▸ TASK DIRECTIONS
Every line that contains the word "chart" should be copied out.

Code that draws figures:
- - - -

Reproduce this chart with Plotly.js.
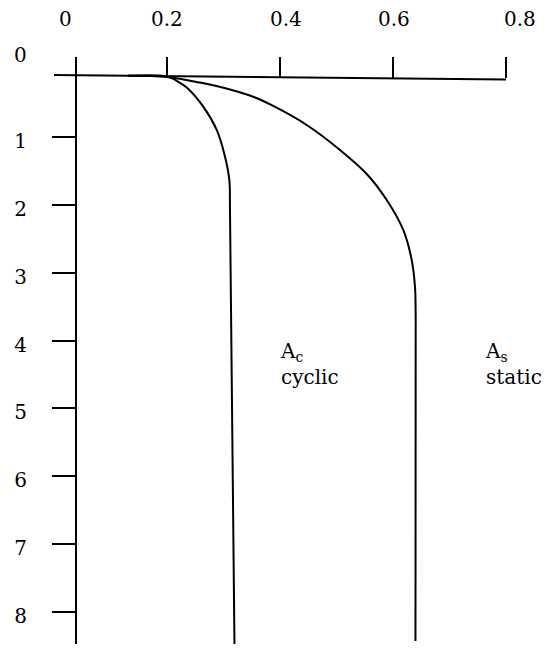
<!DOCTYPE html>
<html>
<head>
<meta charset="utf-8">
<script src="https://cdn.plot.ly/plotly-3.0.1.min.js"></script>
<style>html,body{margin:0;padding:0;background:#fff;}#chart{width:544px;height:648px;}</style>
</head>
<body>
<div id="chart"></div>
<script>
// ---- data ----
const xTickVals = [0.2, 0.4, 0.6, 0.8];
const xTickLabels = ['0.2', '0.4', '0.6', '0.8'];
const xOriginLabel = '0';
const yTickVals = [1, 2, 3, 4, 5, 6, 7, 8];
const yTickLabels = ['1', '2', '3', '4', '5', '6', '7', '8'];
const yOriginLabel = '0';

const cyclicX     = [0.131, 0.200, 0.216, 0.2349, 0.2642, 0.2880, 0.3027, 0.3103, 0.3115, 0.3195];
const cyclicDepth = [0.089, 0.100, 0.159, 0.2627, 0.5461, 0.8900, 1.2841, 1.6280, 2.0708, 8.536];

const staticX     = [0.131, 0.200, 0.2584, 0.3115, 0.3558, 0.3881, 0.4473, 0.5062, 0.5535, 0.5889, 0.6182, 0.6331, 0.6389, 0.6402, 0.6398];
const staticDepth = [0.089, 0.1077, 0.1904, 0.2923, 0.4103, 0.5358, 0.8162, 1.1852, 1.5395, 1.9232, 2.3661, 2.8089, 3.2030, 3.6458, 8.432];

const cyclicLabel = 'A<sub>c</sub><br>cyclic';
const staticLabel = 'A<sub>s</sub><br>static';

// ---- layout params ----
const FONT = 'DejaVu Serif';
const FS = 20;
const W = 544, H = 648;
const M = {l: 77, r: 37, t: 57, b: 4};
const xRange = [0.0407, 0.8018];
const yRange = [8.477, -0.187];
const plotW = W - M.l - M.r, plotH = H - M.t - M.b;
const pxToPaperX = px => (px - M.l) / plotW;
const pxToPaperY = py => 1 - (py - M.t) / plotH;

const lineStyle = {color: '#000', width: 2};
const txtFont = {family: FONT, size: FS, color: '#000'};

const traces = [
  {x: cyclicX, y: cyclicDepth, mode: 'lines', line: Object.assign({shape: 'spline', smoothing: 1}, lineStyle), hoverinfo: 'skip', showlegend: false},
  {x: staticX, y: staticDepth, mode: 'lines', line: Object.assign({shape: 'spline', smoothing: 1}, lineStyle), hoverinfo: 'skip', showlegend: false}
];

const xLabelShift = [0, 6, 1, 14];
const annotations = [];
xTickVals.forEach((v, i) => {
  annotations.push({x: v, xref: 'x', y: pxToPaperY(18.5), yref: 'paper', text: xTickLabels[i],
    showarrow: false, xanchor: 'center', yanchor: 'middle', xshift: xLabelShift[i], font: txtFont});
});
annotations.push({x: xRange[0], xref: 'x', y: pxToPaperY(18.5), yref: 'paper', text: xOriginLabel,
  showarrow: false, xanchor: 'center', yanchor: 'middle', xshift: -12, font: txtFont});
annotations.push({x: pxToPaperX(20), xref: 'paper', y: pxToPaperY(55.5), yref: 'paper', text: yOriginLabel,
  showarrow: false, xanchor: 'center', yanchor: 'middle', font: txtFont});
annotations.push({x: 0.3965, xref: 'x', y: 4.344, yref: 'y', text: cyclicLabel, showarrow: false,
  xanchor: 'left', yanchor: 'middle', align: 'left', font: txtFont});
annotations.push({x: 0.7593, xref: 'x', y: 4.344, yref: 'y', text: staticLabel, showarrow: false,
  xanchor: 'left', yanchor: 'middle', align: 'left', font: txtFont});

const layout = {
  width: W, height: H,
  margin: M,
  paper_bgcolor: '#fff', plot_bgcolor: '#fff',
  font: txtFont,
  showlegend: false,
  xaxis: {
    range: xRange, side: 'top', tickvals: xTickVals, showticklabels: false,
    ticks: 'inside', ticklen: 21, tickwidth: 2, tickcolor: '#000',
    showline: false, showgrid: false, zeroline: false, fixedrange: true
  },
  yaxis: {
    range: yRange, tickvals: yTickVals, ticktext: yTickLabels,
    ticks: 'outside', ticklen: 23, tickwidth: 2, tickcolor: '#000',
    showline: true, linewidth: 2, linecolor: '#000',
    showgrid: false, zeroline: false, fixedrange: true,
    tickfont: txtFont,
    ticklabelstandoff: 21, ticklabelshift: -4
  },
  shapes: [
    {type: 'line', xref: 'paper', yref: 'paper',
     x0: pxToPaperX(54), y0: pxToPaperY(75), x1: pxToPaperX(506), y1: pxToPaperY(79.5),
     line: lineStyle}
  ],
  annotations: annotations
};

Plotly.newPlot('chart', traces, layout, {displayModeBar: false, staticPlot: true});
</script>
</body>
</html>
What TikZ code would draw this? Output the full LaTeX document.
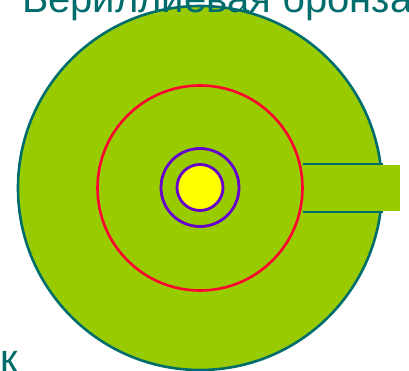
\documentclass[tikz,border=0pt]{standalone}
\usepackage{fontspec}
\setmainfont{Liberation Sans}
\definecolor{leaf}{HTML}{99CC00}
\definecolor{teal2}{HTML}{006C6C}
\definecolor{redl}{HTML}{FF0033}
\definecolor{purp}{HTML}{6600CC}
\definecolor{yel}{HTML}{FFFF00}
\begin{document}
\begin{tikzpicture}[x=1pt,y=-1pt,
  txt/.style={text=teal2,font=\fontsize{40}{40}\selectfont,inner sep=0pt,anchor=base west}]
\useasboundingbox (0,0) rectangle (409,371);
\clip (0,0) rectangle (409,371);
\node[circle,draw=teal2,fill=leaf,line width=2.6pt,minimum size=364pt,inner sep=0pt] (big) at (200,188) {};
\node[fill=leaf,inner sep=0pt,minimum width=100pt,minimum height=46pt,anchor=west] (tab) at (300,188) {};
\node[circle,draw=redl,line width=2.6pt,minimum size=205pt,inner sep=0pt] (red) at (200,188) {};
\node[circle,draw=purp,line width=2.8pt,minimum size=78pt,inner sep=0pt] (ring) at (200,187.5) {};
\node[circle,draw=purp,fill=yel,line width=2.8pt,minimum size=46pt,inner sep=0pt] (core) at (200,187.5) {};
\coordinate (t1) at (383,164);
\coordinate (t2) at (383,212);
\draw[teal2,line width=2.6pt] (red.east |- t1) ++(-1,0) -- (t1);
\draw[teal2,line width=2.6pt] (red.east |- t2) ++(-1,0) -- (t2);
\node[txt] (title) at (22,13) {Бериллиевая бронза};
\node[txt] (k) at (0,372) {к};
\end{tikzpicture}
\end{document}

- - - -

▸ RESPONSE TO THE TASK
Reproduce this chart with Plotly.js.
<style>html,body{margin:0;padding:0;background:#fff;}#chart{width:544px;height:648px;}</style>
<div id="chart"></div>
Plotly.newPlot('chart', traces, layout, {displayModeBar: false, staticPlot: true});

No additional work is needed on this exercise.